This raises an interesting problem: why is it that it is morally permissible for me to jump out of the boat voluntarily to lighten it, but impermissible for you to throw me out? (Compare the notorious case of United States v. Holmes.) Lord Bacon claims that it is morally permissible for you to throw me overboard and he was cited (unsuccessfully) in the equally notorious case of R. v. Dudley and Stephens:
Necessity carrieth a privilege in itself. Necessity is of three sorts: necessity of conservation of life, necessity of obedience, and necessity of the act of God or of a stranger. First, of conservation of life. If a man steals viands to satisfy his present hunger, this is no felony nor larceny. So if divers be in danger of drowning by the casting away of some boat or barge, and one of them get to some plank, or on the boat's side, to keep himself above water, and another to save his life thrusts him from it, whereby he is drowned, this is neither se defendendo nor by misadventure, but justifiable.
It is alleged that Bacon justified himself by appealing to 'the canonists', but surely there is no support for this among them or the 'manualists'?
Another question: would it be permissible for me to ask you to help throw me overboard? Would it be permissible for you then to do so? I think so; it seems to me that consent makes a huge difference.
It might be thought that throwing me overboard is impermissible because it still involves intending an assault on my person, but would it, then, be permissible for you to remove a plank in order that I might fall overboard carried by my own weight? I think not. Perhaps the principle is that one shouldn't intend that somebody's body be moved without that person's permission? Still, it seems like a minor offence rather than the major one that we feel against Holmes and his fellow sailors.
Trolleys and fat people come in again here . . . .
Any thoughts, anybody else?
1 comment:
A first glance it would seem hard to justify throwing people overboard, if one were not to justify throwing the Fat Man in front of the trolley. As you know, my explanation of the intuition that the proposal re the Fat Man is wrong, turns on the question of assault.

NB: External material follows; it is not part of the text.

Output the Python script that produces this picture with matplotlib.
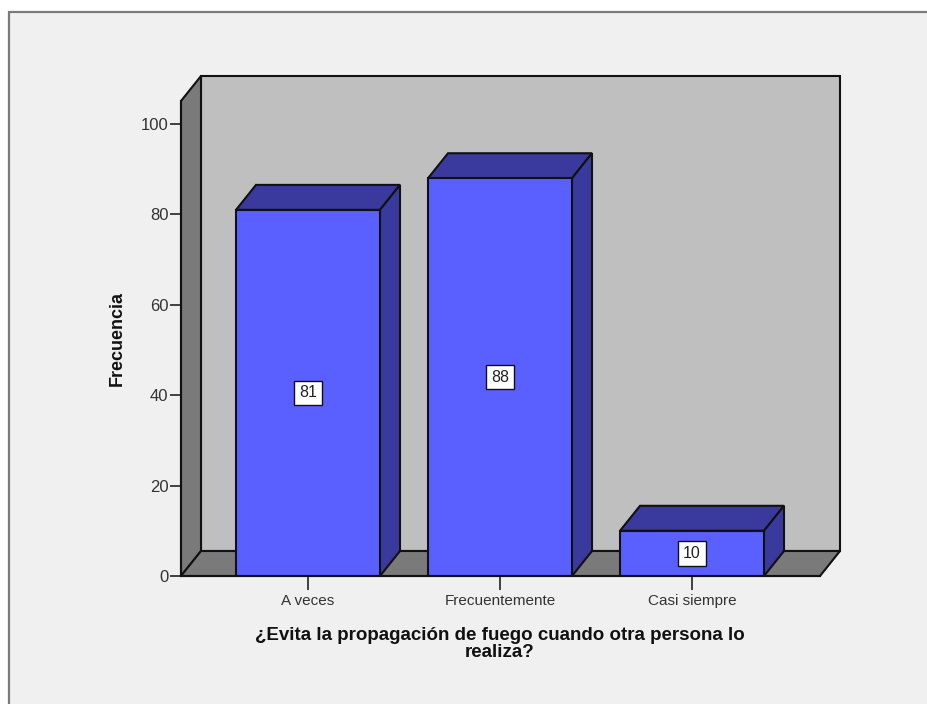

However, there are two imporatant differences: first, the authority of the mate (in the Holmes case). Second, the intended assault is relatively minor. In Fat Man the intention is that the trolley bash into him - about as serious an assault as one can imagine. Here the assault is only to push a person lightly into the water - in itself not causing them any harm at all. Death is not intended in either case, of course.